Stated goal
Copy out the data below from the line containing "Recreate this image" to the line containing "p.title.visible = False", both lines included, with all images left out.

Dataset records
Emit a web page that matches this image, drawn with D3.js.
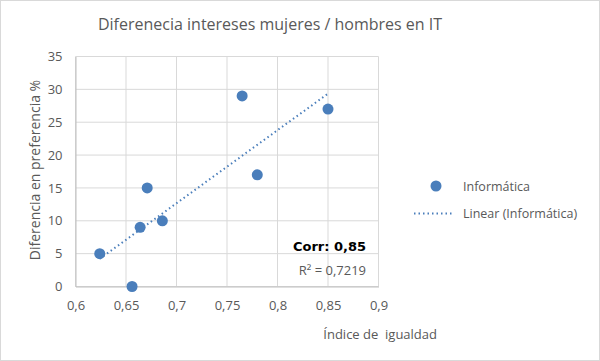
<!DOCTYPE html>
<html><head><meta charset="utf-8">
<script src="https://cdn.jsdelivr.net/npm/d3@7/dist/d3.min.js"></script>
<style>body{margin:0;background:#fff}svg{display:block}text{font-family:"Open Sans","Noto Sans",sans-serif;fill:#595959}</style>
</head><body><svg id="c" width="600" height="361"></svg>
<script>
const xValues=[0.624,0.656,0.664,0.671,0.686,0.765,0.780,0.850];
const yValues=[5,0,9,15,10,29,17,27];
const xTicks=[0.6,0.65,0.7,0.75,0.8,0.85,0.9];
const yTicks=[0,5,10,15,20,25,30,35];
const seriesName="Informática";
const trendName="Linear (Informática)";
const titleText="Diferenecia intereses mujeres / hombres en IT";
const xLabel="Índice de  igualdad";
const yLabel="Diferencia en preferencia %";
const corrText="Corr: 0,85";
const r2Text="R² = 0,7219";

const svg=d3.select("#c");
svg.append("rect").attr("x",0.5).attr("y",0.5).attr("width",599).attr("height",360).attr("fill","#fff").attr("stroke","#d9d9d9");
const x=d3.scaleLinear().domain([0.6,0.9]).range([75.5,378.5]);
const y=d3.scaleLinear().domain([0,35]).range([286.5,56.5]);
const col="#4a7ebb";
const fmt=d=>String(d).replace(".",",");
// grid
svg.append("g").selectAll("line").data(xTicks).join("line").attr("x1",d=>x(d)).attr("x2",d=>x(d)).attr("y1",y(0)).attr("y2",y(35)).attr("stroke","#d9d9d9");
svg.append("g").selectAll("line").data(yTicks).join("line").attr("y1",d=>y(d)).attr("y2",d=>y(d)).attr("x1",x(0.6)).attr("x2",x(0.9)).attr("stroke","#d9d9d9");
// axes
const xa=svg.append("g").attr("transform",`translate(0,${y(0)})`).call(d3.axisBottom(x).tickValues(xTicks).tickFormat(fmt).tickSize(0).tickPadding(14));
xa.select(".domain").attr("stroke","#bfbfbf");
const ya=svg.append("g").attr("transform",`translate(${x(0.6)},0)`).call(d3.axisLeft(y).tickValues(yTicks).tickSize(0).tickPadding(13));
ya.select(".domain").attr("stroke","#bfbfbf");
svg.selectAll(".tick text").attr("font-size",13).attr("fill","#595959").attr("font-family",'"Open Sans","Noto Sans",sans-serif');
// trendline
const mx=d3.mean(xValues),my=d3.mean(yValues);
const b=d3.sum(xValues.map((v,i)=>(v-mx)*(yValues[i]-my)))/d3.sum(xValues.map(v=>(v-mx)**2));
const a=my-b*mx;
const x0=d3.min(xValues),x1=d3.max(xValues);
svg.append("line").attr("x1",x(x0)).attr("y1",y(a+b*x0)).attr("x2",x(x1)).attr("y2",y(a+b*x1)).attr("stroke",col).attr("stroke-width",2).attr("stroke-dasharray","1.5,3");
// points
svg.append("g").selectAll("circle").data(xValues).join("circle").attr("cx",d=>x(d)).attr("cy",(d,i)=>y(yValues[i])).attr("r",5.5).attr("fill",col);
// annotations
svg.append("text").attr("x",366).attr("y",251).attr("text-anchor","end").attr("font-size",13).attr("font-weight","bold").style("font-family","DejaVu Sans").style("fill","#000").text(corrText);
svg.append("text").attr("x",366).attr("y",275).attr("text-anchor","end").attr("font-size",13).text(r2Text);
// title and labels
svg.append("text").attr("x",270).attr("y",30).attr("text-anchor","middle").attr("font-size",16).text(titleText);
svg.append("text").attr("x",437).attr("y",339).attr("text-anchor","end").attr("font-size",13).style("white-space","pre").text(xLabel);
svg.append("text").attr("transform",`translate(40,170) rotate(-90)`).attr("text-anchor","middle").attr("font-size",14).text(yLabel);
// legend
svg.append("circle").attr("cx",436).attr("cy",186).attr("r",5.5).attr("fill",col);
svg.append("text").attr("x",463).attr("y",190.5).attr("font-size",12.5).text(seriesName);
svg.append("line").attr("x1",414).attr("x2",454).attr("y1",213.5).attr("y2",213.5).attr("stroke",col).attr("stroke-width",2).attr("stroke-dasharray","1.5,3");
svg.append("text").attr("x",463).attr("y",218).attr("font-size",12.5).text(trendName);
</script></body></html>
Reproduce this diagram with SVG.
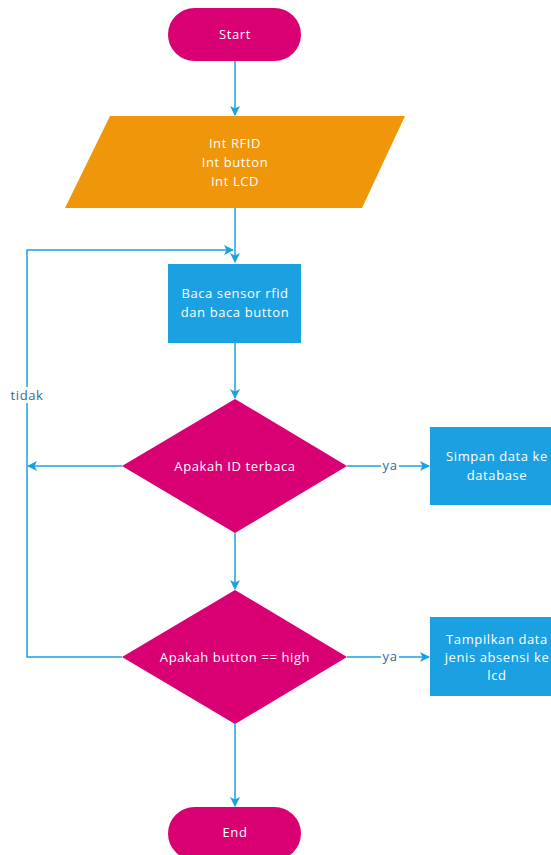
<svg xmlns="http://www.w3.org/2000/svg" width="551" height="855" viewBox="0 0 551 855">
<defs>
<style>
.term{fill:#D80073;}
.io{fill:#F0960A;}
.proc{fill:#1BA1E2;}
.dec{fill:#D80073;}
.t{font-family:"Open Sans","Noto Sans","Liberation Sans",sans-serif;font-size:13px;letter-spacing:0.6px;fill:#FFFFFF;text-anchor:middle;dominant-baseline:central;}
.lbl{font-family:"Open Sans","Noto Sans","Liberation Sans",sans-serif;font-size:13px;letter-spacing:0.6px;fill:#2F6A9A;text-anchor:middle;dominant-baseline:central;}
.c{fill:none;stroke:#1BA1E2;stroke-width:1.5;}
</style>
<marker id="ahL" viewBox="0 0 10 10" refX="9" refY="5" markerWidth="10" markerHeight="10" markerUnits="userSpaceOnUse" orient="auto">
<path d="M0,0 L10,5 L0,10 L2.5,5 Z" fill="#1BA1E2"/>
</marker>
</defs>
<rect width="551" height="855" fill="#FFFFFF"/>
<g id="connectors">
<path class="c" d="M235,61 L235,115" marker-end="url(#ahL)"/>
<path class="c" d="M235,208 L235,262" marker-end="url(#ahL)"/>
<path class="c" d="M235,343 L235,398" marker-end="url(#ahL)"/>
<path class="c" d="M235,533 L235,589" marker-end="url(#ahL)"/>
<path class="c" d="M235,724 L235,806" marker-end="url(#ahL)"/>
<path class="c" d="M122,466 L28,466" marker-end="url(#ahL)"/>
<path class="c" d="M122,657 L27,657 L27,250 L233,250" marker-end="url(#ahL)"/>
<path class="c" d="M347,466 L429,466" marker-end="url(#ahL)"/>
<path class="c" d="M347,657 L429,657" marker-end="url(#ahL)"/>
<rect x="9" y="387" width="37" height="16" fill="#FFFFFF"/>
<text class="lbl" x="27" y="395">tidak</text>
<rect x="381" y="458" width="18" height="15" fill="#FFFFFF"/>
<text class="lbl" x="390" y="465">ya</text>
<rect x="381" y="649" width="18" height="15" fill="#FFFFFF"/>
<text class="lbl" x="390" y="656">ya</text>
</g>
<g id="start">
<rect class="term" x="168" y="8" width="133" height="53" rx="26.5" ry="26.5"/>
<text class="t" x="235" y="34">Start</text>
</g>
<g id="init">
<polygon class="io" points="110,116 405,116 362,208 65,208"/>
<text class="t" x="235" y="143">Int RFID</text>
<text class="t" x="235" y="162">Int button</text>
<text class="t" x="235" y="181">Int LCD</text>
</g>
<g id="baca">
<rect class="proc" x="168" y="264" width="133" height="79"/>
<text class="t" x="235" y="293">Baca sensor rfid</text>
<text class="t" x="235" y="312">dan baca button</text>
</g>
<g id="cek-id">
<polygon class="dec" points="235,399 347,466 235,533 122,466"/>
<text class="t" x="235" y="466">Apakah ID terbaca</text>
</g>
<g id="simpan">
<rect class="proc" x="430" y="427" width="133" height="78"/>
<text class="t" x="497" y="456">Simpan data ke</text>
<text class="t" x="497" y="475">database</text>
</g>
<g id="cek-button">
<polygon class="dec" points="235,590 347,657 235,724 122,657"/>
<text class="t" x="235" y="657">Apakah button == high</text>
</g>
<g id="tampilkan">
<rect class="proc" x="430" y="617" width="133" height="79"/>
<text class="t" x="497" y="639">Tampilkan data</text>
<text class="t" x="497" y="657">jenis absensi ke</text>
<text class="t" x="497" y="675">lcd</text>
</g>
<g id="end">
<rect class="term" x="168" y="807" width="133" height="53" rx="26.5" ry="26.5"/>
<text class="t" x="235" y="832">End</text>
</g>
</svg>
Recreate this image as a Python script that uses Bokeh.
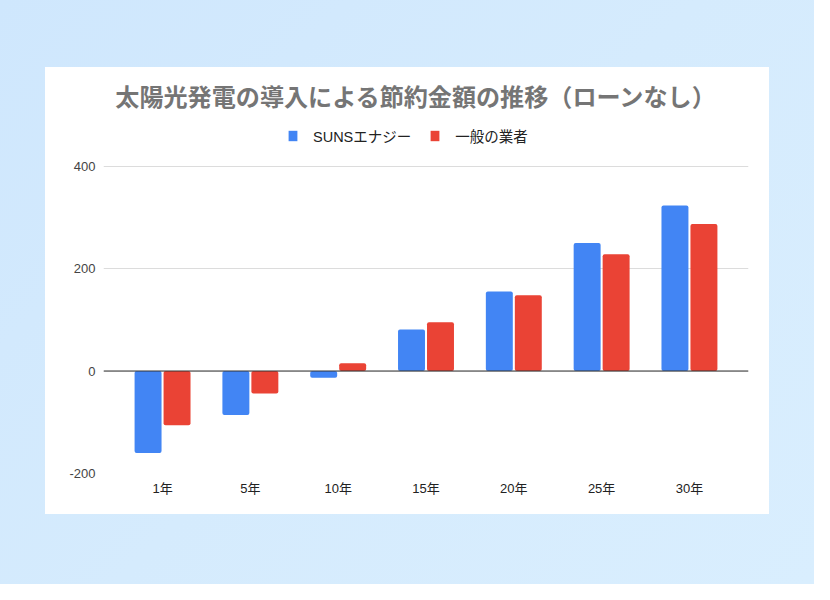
from bokeh.plotting import figure
from bokeh.models import (FactorRange, ColumnDataSource, Legend, LegendItem, Label,
                          Span, FixedTicker, Spacer, Range1d)
from bokeh.layouts import column, row
from bokeh.transform import dodge
from bokeh.embed import file_html
from bokeh.resources import INLINE

title_text = "太陽光発電の導入による節約金額の推移（ローンなし）"
categories = ["1年", "5年", "10年", "15年", "20年", "25年", "30年"]
series_names = ["SUNSエナジー", "一般の業者"]
suns_values = [-160, -86, -13, 81, 155, 250, 323]
general_values = [-106, -44, 15, 95, 148, 228, 287]
y_ticks = [-200, 0, 200, 400]

FONT = "'Liberation Sans', 'Noto Sans CJK JP'"
CJK = "'Noto Sans CJK JP'"
BLUE = "#4285f4"
RED = "#ea4335"

# layout (pixels)
FRAME_H = 447 - 5 - 41          # frame height in pixels
DATA_H = 307.5                  # pixels spanned by -200..400
y_min, y_max = -200, 400
y_top = y_min + (y_max - y_min) * FRAME_H / DATA_H

src = ColumnDataSource(dict(cat=categories, suns=suns_values, gen=general_values))

p = figure(
    x_range=FactorRange(factors=categories, range_padding=0.1725, range_padding_units="absolute"),
    y_range=Range1d(y_min, y_top),
    width=724, height=447,
    output_backend="svg", toolbar_location=None, tools="",
    min_border_left=58, min_border_right=21, min_border_top=5, min_border_bottom=41,
    background_fill_color="white", border_fill_color="white",
    styles={"background-color": "white"},
)
p.outline_line_color = None
p.title.visible = False

r1 = p.vbar(x=dodge("cat", -0.165, range=p.x_range), top="suns", bottom=0, width=0.307,
            source=src, fill_color=BLUE, line_color=None, border_radius=2)
r2 = p.vbar(x=dodge("cat", 0.165, range=p.x_range), top="gen", bottom=0, width=0.307,
            source=src, fill_color=RED, line_color=None, border_radius=2)

p.xgrid.grid_line_color = None
p.ygrid.grid_line_color = "#dcdcdc"
p.ygrid.grid_line_width = 1
p.yaxis.ticker = FixedTicker(ticks=y_ticks)
p.yaxis.major_label_overrides = {t: str(t) for t in y_ticks}
p.add_layout(Span(location=0, dimension="width", line_color="#333333", line_width=1))

for ax in (p.xaxis[0], p.yaxis[0]):
    ax.axis_line_color = None
    ax.major_tick_line_color = None
    ax.minor_tick_line_color = None
    ax.major_tick_out = 0
    ax.major_tick_in = 0
    ax.major_label_text_font = FONT
    ax.major_label_text_font_size = "13px"

p.yaxis.major_label_text_color = "#444444"
p.yaxis.major_label_standoff = 8
p.xaxis.major_label_text_color = "#222222"
p.xaxis.major_label_standoff = 7

p.add_layout(Label(x=313, y=378, x_units="screen", y_units="screen", text=title_text,
                   text_align="center", text_baseline="middle", text_font=CJK,
                   text_font_size="24.1px", text_font_style="bold", text_color="#757575"))

legend = Legend(
    items=[LegendItem(label=series_names[0], renderers=[r1]),
           LegendItem(label=series_names[1], renderers=[r2])],
    location=(184, 327), orientation="horizontal",
    background_fill_alpha=0, border_line_color=None,
    padding=0, margin=0, spacing=18,
    glyph_width=11, glyph_height=13, label_height=13, label_standoff=15,
    label_text_font=FONT, label_text_font_size="14.5px", label_text_color="#222222",
)
p.add_layout(legend, "center")

layout = column(
    Spacer(width=814, height=67),
    row(Spacer(width=45, height=447), p),
    Spacer(width=814, height=70),
    styles={"background": "linear-gradient(135deg, #cfe7fd 0%, #d5ebfd 50%, #d9eefe 100%)"},
)

open("out.html", "w").write(file_html(layout, INLINE))
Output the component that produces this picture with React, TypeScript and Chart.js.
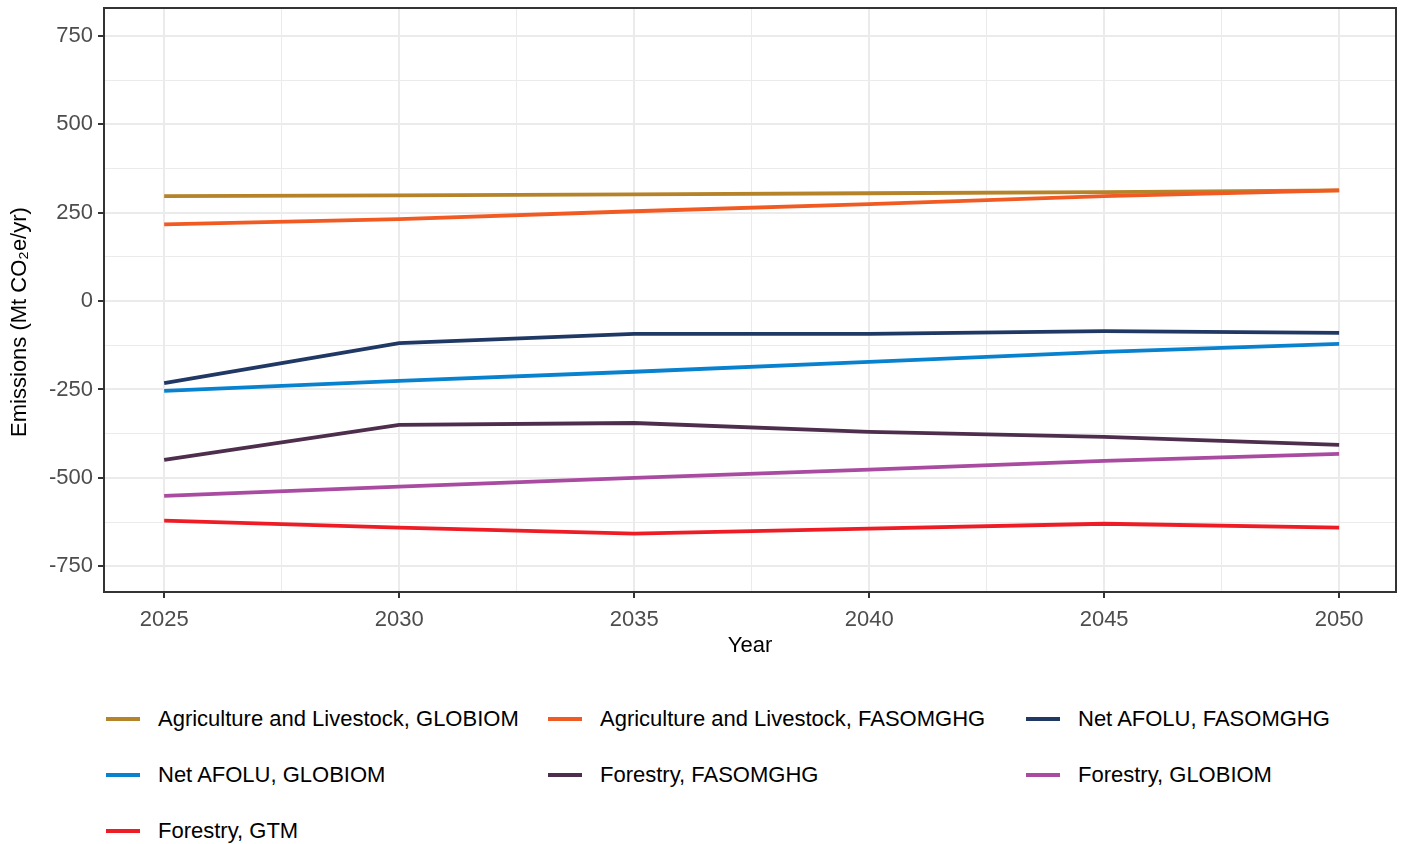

The answer
Recreate this image as a Python script that uses Bokeh.
from bokeh.plotting import figure
from bokeh.models import (FactorRange, ColumnDataSource, Legend, LegendItem, Label,
                          Span, FixedTicker, Spacer, Range1d)
from bokeh.layouts import column, row
from bokeh.transform import dodge
from bokeh.embed import file_html
from bokeh.resources import INLINE

title_text = "太陽光発電の導入による節約金額の推移（ローンなし）"
categories = ["1年", "5年", "10年", "15年", "20年", "25年", "30年"]
series_names = ["SUNSエナジー", "一般の業者"]
suns_values = [-160, -86, -13, 81, 155, 250, 323]
general_values = [-106, -44, 15, 95, 148, 228, 287]
y_ticks = [-200, 0, 200, 400]

FONT = "'Liberation Sans', 'Noto Sans CJK JP'"
CJK = "'Noto Sans CJK JP'"
BLUE = "#4285f4"
RED = "#ea4335"

# layout (pixels)
FRAME_H = 447 - 5 - 41          # frame height in pixels
DATA_H = 307.5                  # pixels spanned by -200..400
y_min, y_max = -200, 400
y_top = y_min + (y_max - y_min) * FRAME_H / DATA_H

src = ColumnDataSource(dict(cat=categories, suns=suns_values, gen=general_values))

p = figure(
    x_range=FactorRange(factors=categories, range_padding=0.1725, range_padding_units="absolute"),
    y_range=Range1d(y_min, y_top),
    width=724, height=447,
    output_backend="svg", toolbar_location=None, tools="",
    min_border_left=58, min_border_right=21, min_border_top=5, min_border_bottom=41,
    background_fill_color="white", border_fill_color="white",
    styles={"background-color": "white"},
)
p.outline_line_color = None
p.title.visible = False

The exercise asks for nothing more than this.